Ve İnsan, Bir Gün Bir Şehri Sever/ Yaşar Beçene

Bir öğretmenin kalbinde mezun olmayan bir öğrencinin izinde

Zaman, insanın içini en sessiz yerinden alır götürür. On iki yıl… Ne çok şey değişir, ne çok şey kalır. Bir öğretmenin kalbinde ise bazı öğrenciler hiç eksilmez. Onlar, zamanın içinden geçip gelen bir sevgiyle yeniden belirir. Tıpkı Orhan gibi.

Bir zamanlar sınıfın içinde, gözleri parlayan bir çocuktu. Şimdi karşımdaki adam, o parıltıyı büyütmüş, bir ırmak gibi akıyor içime. Sarıldığında, yılların özlemi bir anda çözülüverdi. Gözlerimiz doldu, ama ağlamadık. Çünkü bazı kavuşmalar, gözyaşından daha derin, kelimelerden daha sessizdir.
“Evler, insanlar ve hatta kuşlar… Bir gün susar, bir gün konuşur.” demişti Behçet Necatigil. Biz o gün konuştuk; yılların susturduğu duygular, bir sarılmayla dile geldi.
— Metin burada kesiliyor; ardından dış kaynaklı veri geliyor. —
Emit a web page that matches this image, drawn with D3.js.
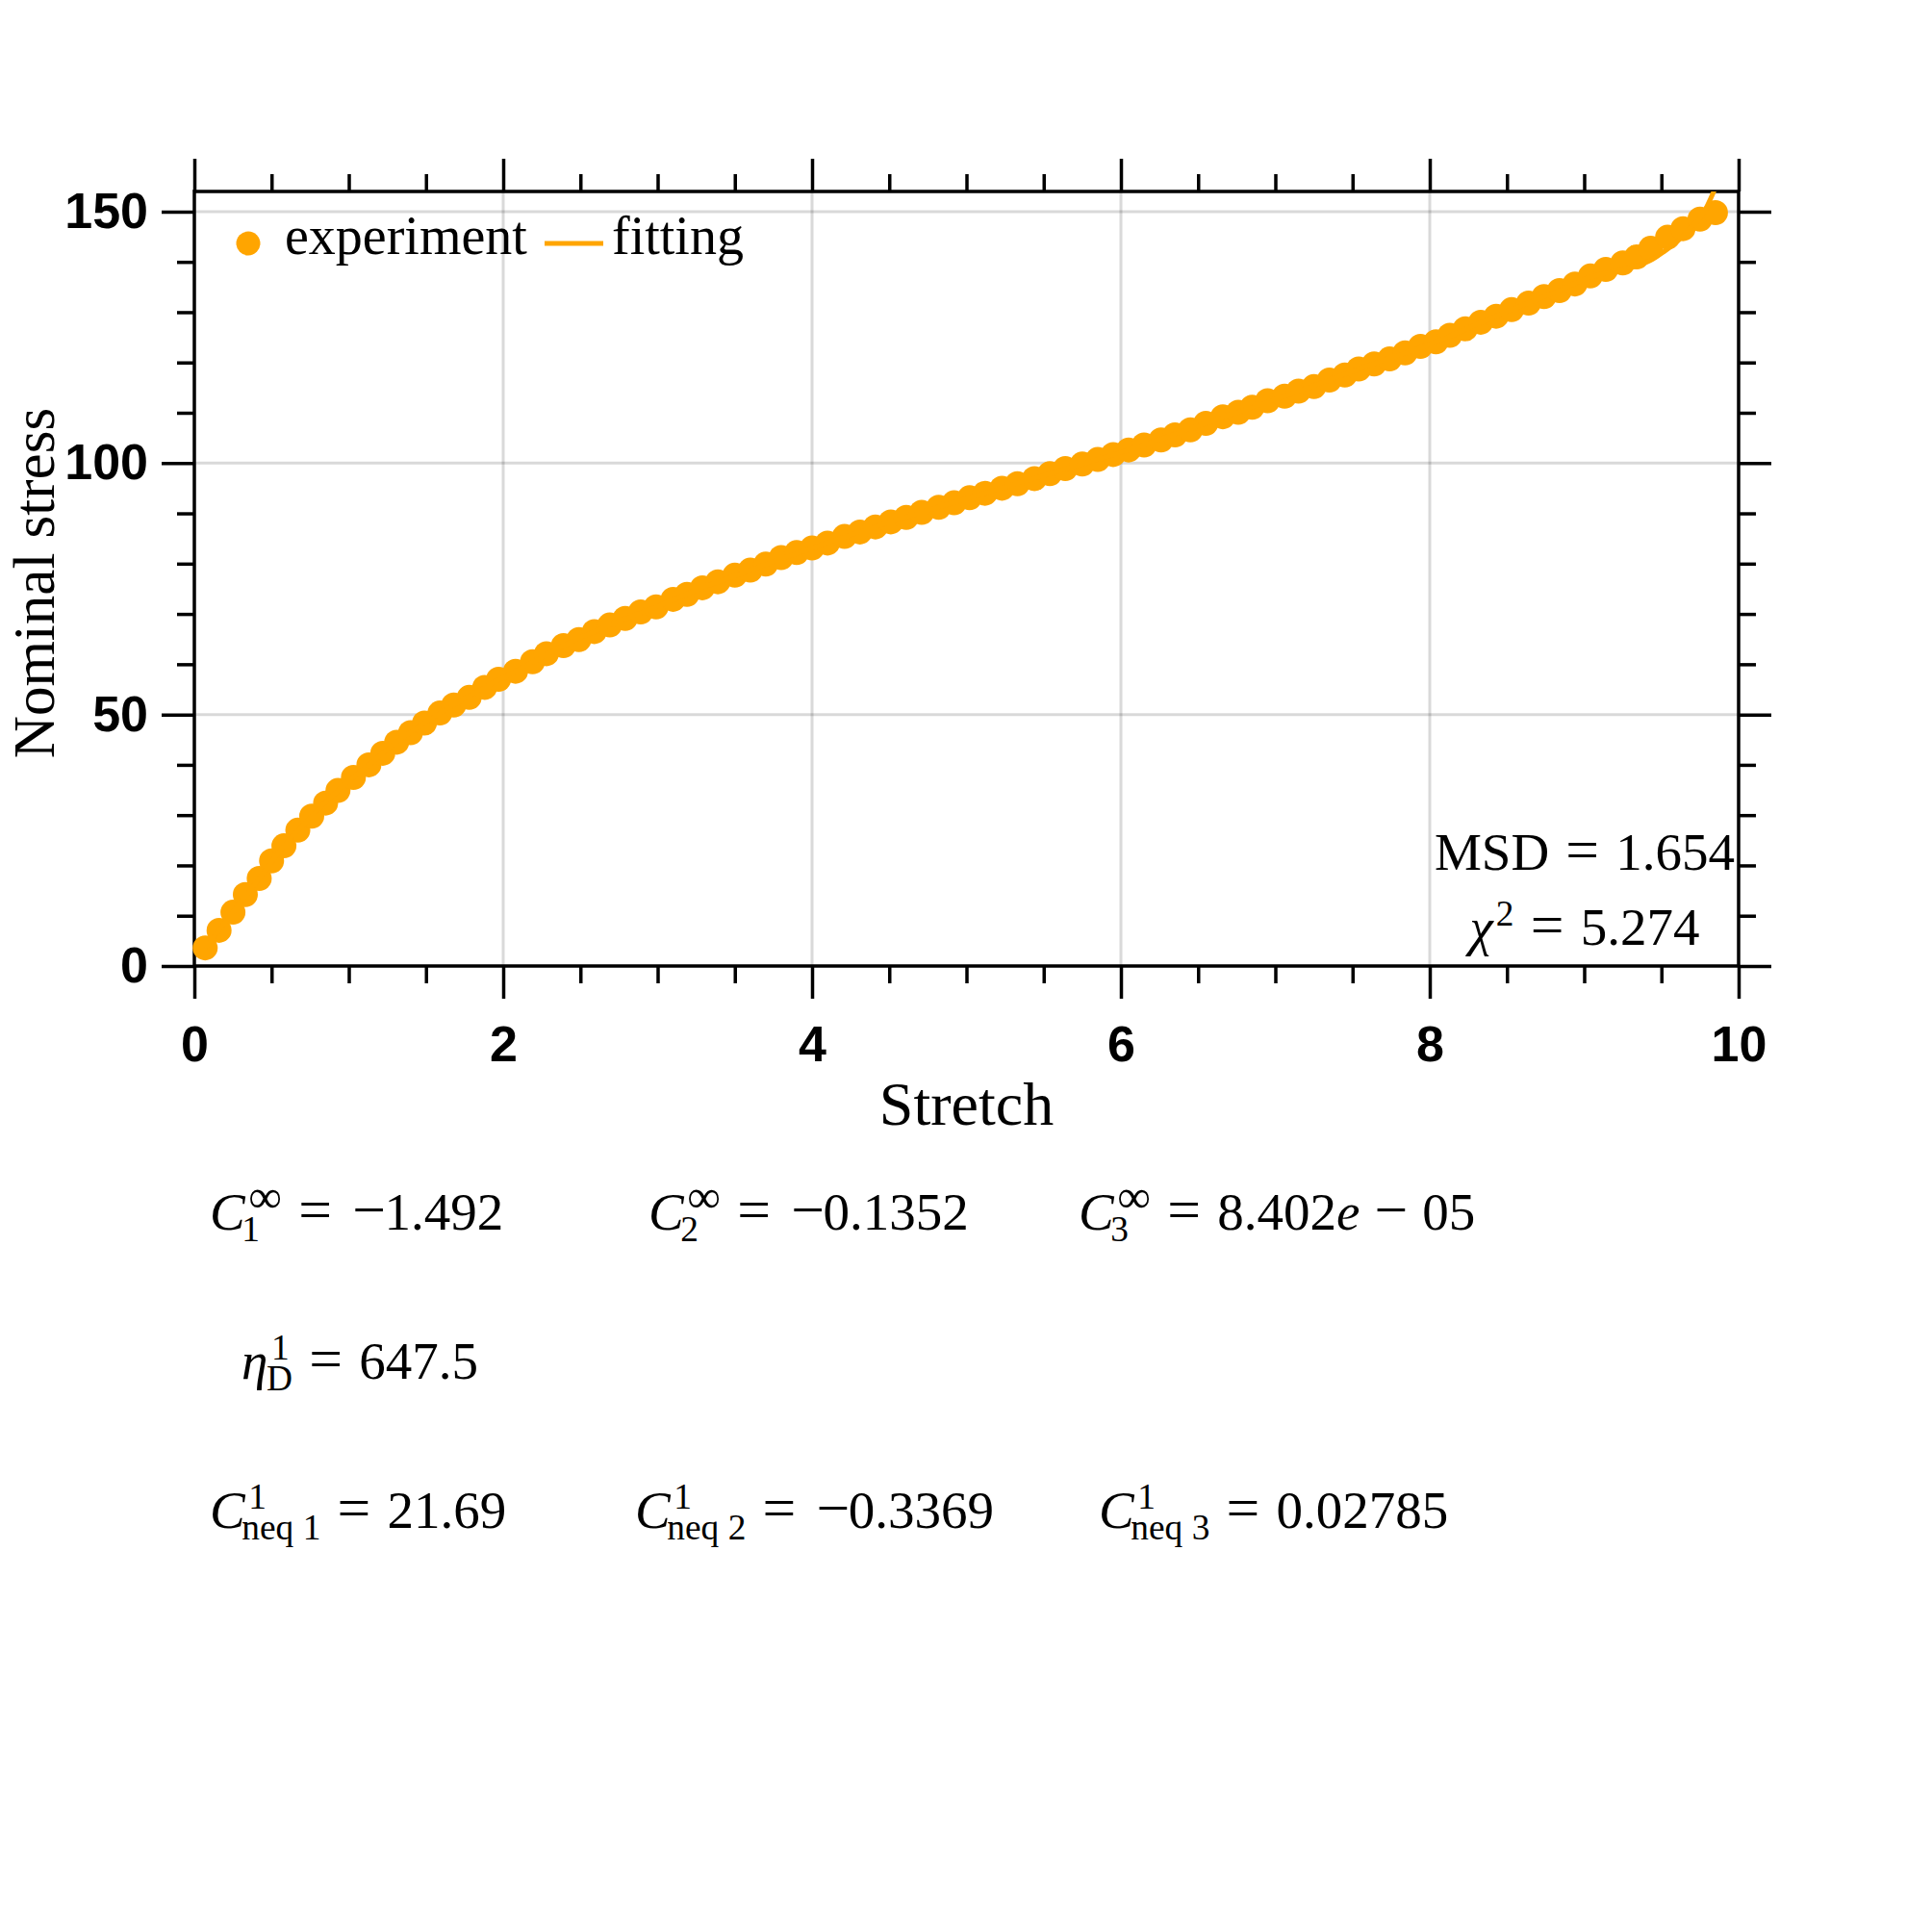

Ahmet Haşim, Frankfurt’a geldiğinde belki de böyle bir sarılmayı hayal etmemişti. Onun seyahat notlarında bu şehrin gri sokakları, yalnız akşamları vardı. Ama benim Frankfurt’um, Orhan’la birlikte bir sevgi atlasına dönüştü. O, bana Türkiye’yi getirdi; sevdiklerimin özlemini, memleketin kokusunu, geçmişin sıcaklığını. Ben ona bu şehri gezdiremedim belki ama kalbimi açtım. Çünkü bazı şehirler gezilmez, hissedilir.
“İnsan yaşadığı yere benzer” derken Edip Cansever, belki de böyle bir buluşmayı kast ediyordu. O gün Frankfurt, Orhan’a benzedi; sıcak, samimi, içten.

Hacı Baba’da dönerin dumanı arasında, Anteplioğlu’nda künefenin şerbetinde geçmişe dokunduk. Her lokmada biraz daha yaklaştık o güzel yıllara. Onun okul yıllarındaki samimiyeti, sevgisi, beyefendi duruşu… Şimdi daha da büyümüş, daha da derinleşmiş. Bir öğretmen için en büyük ödül, öğrencisinin insan olarak da büyüdüğünü görmek değil midir?
“Bir bozuk saattir yüreğim, hep sende durur.” demişti Turgut Uyar. Benim saatim, o gün Orhan’la yeniden çalıştı. Yüreğim, onunla yeniden zaman tuttu.

Beni en çok duygulandıran ise, diğer öğrencilerimin resimlerimizi heyecanla beklemesi oldu. Sevgi, sadece bireysel bir bağ değil; bir öğretmenin etrafında örülen kolektif bir hikâyedir. Ve bu hikâyede, her öğrenci bir mısradır. Orhan ise o şiirin en içten, en sıcak kıtası. Bir öğretmen arkadaşımın bana yazdığı şu cümle, bu hikâyenin ne kadar derin olduğunu bir kez daha gösterdi:
“Vay maşallah barekallah, çok kıymetli abim ve kardeşim Orhan… Sizi çok seviyorum, dualarınızı eksik etmeyin. İnşallah o karede bir gün olmak duasıyla…”
Bu sözlerde sadece bir özlem değil, aynı zamanda bir dua vardı. O kare artık bir hatıra değil, bir niyet olmuştu. Sevgiyle örülmüş yılların ardından hâlâ o anın bir parçası olma arzusu, mesleğimizin ruhunu anlatıyordu. Öğretmenlik, sadece bilgi aktarmak değil; kalplerde yer etmekti. Ve biz, o karede yer alanlar, bir duanın içindeydik artık.

Pazartesi gidiyor. Ama ben biliyorum, o sarılma gitmeyecek. O gözlerdeki parıltı, o sessiz kavuşma, içimde bir ömür kalacak.
“Hayat kısa, kuşlar uçuyor.” demişti Cemal Süreya. Biz o gün, uçan kuşların gölgesinde durduk.
Ve belki de en çok Sezai Karakoç’un mısrası yankılandı içimde:
“Ve insan, bir gün bir şehri sever.”
Ben Frankfurt’u o gün çok sevdim. Çünkü Orhan oradaydı. Çünkü sevgi oradaydı.